───── Data segment

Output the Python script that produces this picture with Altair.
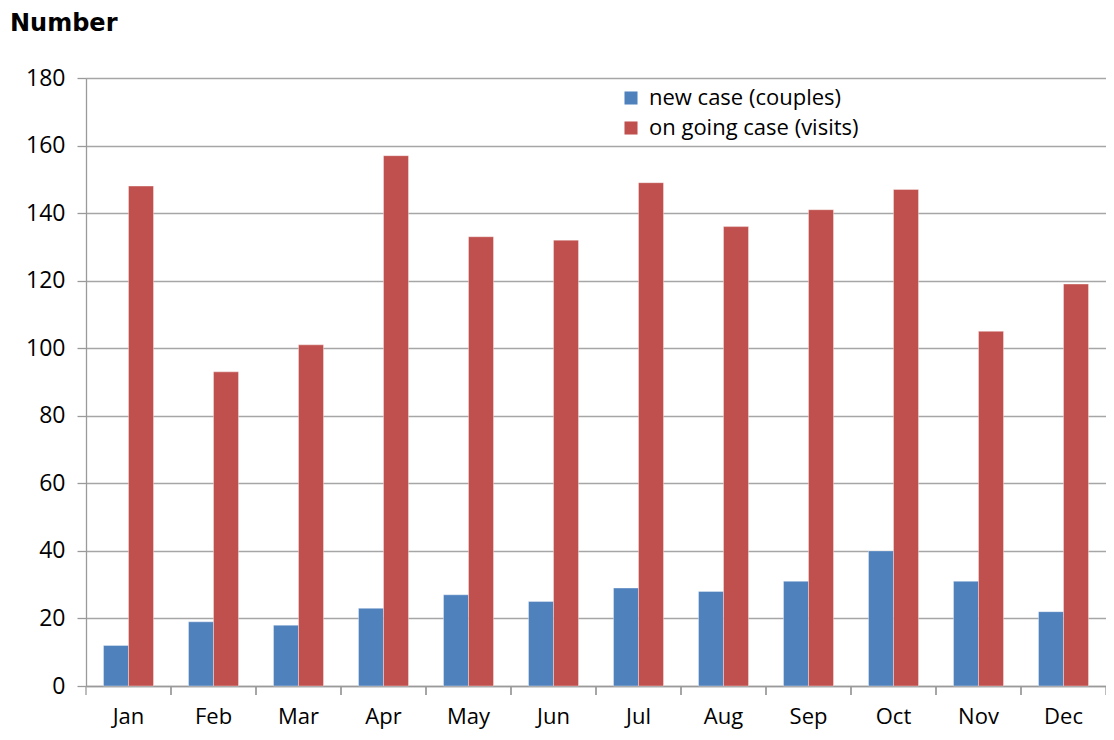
import altair as alt
import pandas as pd

months = ["Jan", "Feb", "Mar", "Apr", "May", "Jun", "Jul", "Aug", "Sep", "Oct", "Nov", "Dec"]
new_case = [12, 19, 18, 23, 27, 25, 29, 28, 31, 40, 31, 22]
ongoing_case = [148, 93, 101, 157, 133, 132, 149, 136, 141, 147, 105, 119]
series = ["new case (couples)", "on going case (visits)"]
colors = ["#4F81BD", "#C0504D"]

rows = []
for i, m in enumerate(months):
    rows.append({"month": m, "series": series[0], "value": new_case[i]})
    rows.append({"month": m, "series": series[1], "value": ongoing_case[i]})
df = pd.DataFrame(rows)
mdf = pd.DataFrame({"month": months})

W, H = 1020, 608
FONT = "Open Sans"
GRAY = "#9a9a9a"

xscale = alt.Scale(domain=months, paddingInner=0, paddingOuter=0)

bars = alt.Chart(df).mark_bar(stroke="white", strokeWidth=0.6, strokeOpacity=0.6).encode(
    x=alt.X("month:N", sort=months, scale=xscale,
            axis=alt.Axis(title=None, labelAngle=0, labelFontSize=22, labelFont=FONT,
                          labelColor="#000000", labelPadding=20, ticks=False,
                          domainColor=GRAY, domainWidth=1.3, grid=False)),
    xOffset=alt.XOffset("series:N", sort=series,
                        scale=alt.Scale(paddingInner=0, paddingOuter=0.7)),
    y=alt.Y("value:Q", scale=alt.Scale(domain=[0, 180], nice=False),
            axis=alt.Axis(title=None, values=list(range(0, 181, 20)), labelFontSize=23,
                          labelFont=FONT, labelColor="#000000", labelPadding=12,
                          tickSize=9, tickColor=GRAY, domainColor=GRAY,
                          tickWidth=1.3, domainWidth=1.3, grid=True, gridColor="#a6a6a6",
                          gridWidth=1.3)),
    color=alt.Color("series:N", sort=series,
                    scale=alt.Scale(domain=series, range=colors),
                    legend=alt.Legend(title=None, orient="none", legendX=534, legendY=9,
                                      symbolType="square", symbolSize=170, symbolStrokeWidth=0,
                                      labelFontSize=22, labelFont=FONT, labelColor="#000000",
                                      labelLimit=0, rowPadding=8, labelOffset=7)),
)

ticks_start = alt.Chart(mdf).mark_rule(color=GRAY, strokeWidth=1.3).encode(
    x=alt.X("month:N", sort=months, bandPosition=0),
    y=alt.value(H), y2=alt.value(H + 9),
)
ticks_end = alt.Chart(mdf).mark_rule(color=GRAY, strokeWidth=1.3).encode(
    x=alt.X("month:N", sort=months, bandPosition=1),
    y=alt.value(H), y2=alt.value(H + 9),
)

chart = alt.layer(bars, ticks_start, ticks_end).properties(
    width=W, height=H,
    title=alt.TitleParams("Number", anchor="start", frame="group", dx=-76, offset=31,
                          fontSize=24, font="DejaVu Sans", fontWeight="bold", color="#000000"),
    autosize=alt.AutoSizeParams(type="none"),
    padding={"left": 78, "top": 70, "right": 0, "bottom": 46},
).configure_view(stroke=None).configure(background="white")

chart.save("out.html", embed_options={"renderer": "svg", "actions": False})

──────────

• Exercise aim:
Copy nothing but the lines from the first one in the listing through the line with "alt.Scale(domain=months, paddingInner=0, paddingOuter=0)", and omit the pictures.

• Reply to the exercise:
Output the Python script that produces this picture with Altair.
import altair as alt
import pandas as pd

months = ["Jan", "Feb", "Mar", "Apr", "May", "Jun", "Jul", "Aug", "Sep", "Oct", "Nov", "Dec"]
new_case = [12, 19, 18, 23, 27, 25, 29, 28, 31, 40, 31, 22]
ongoing_case = [148, 93, 101, 157, 133, 132, 149, 136, 141, 147, 105, 119]
series = ["new case (couples)", "on going case (visits)"]
colors = ["#4F81BD", "#C0504D"]

rows = []
for i, m in enumerate(months):
    rows.append({"month": m, "series": series[0], "value": new_case[i]})
    rows.append({"month": m, "series": series[1], "value": ongoing_case[i]})
df = pd.DataFrame(rows)
mdf = pd.DataFrame({"month": months})

W, H = 1020, 608
FONT = "Open Sans"
GRAY = "#9a9a9a"

xscale = alt.Scale(domain=months, paddingInner=0, paddingOuter=0)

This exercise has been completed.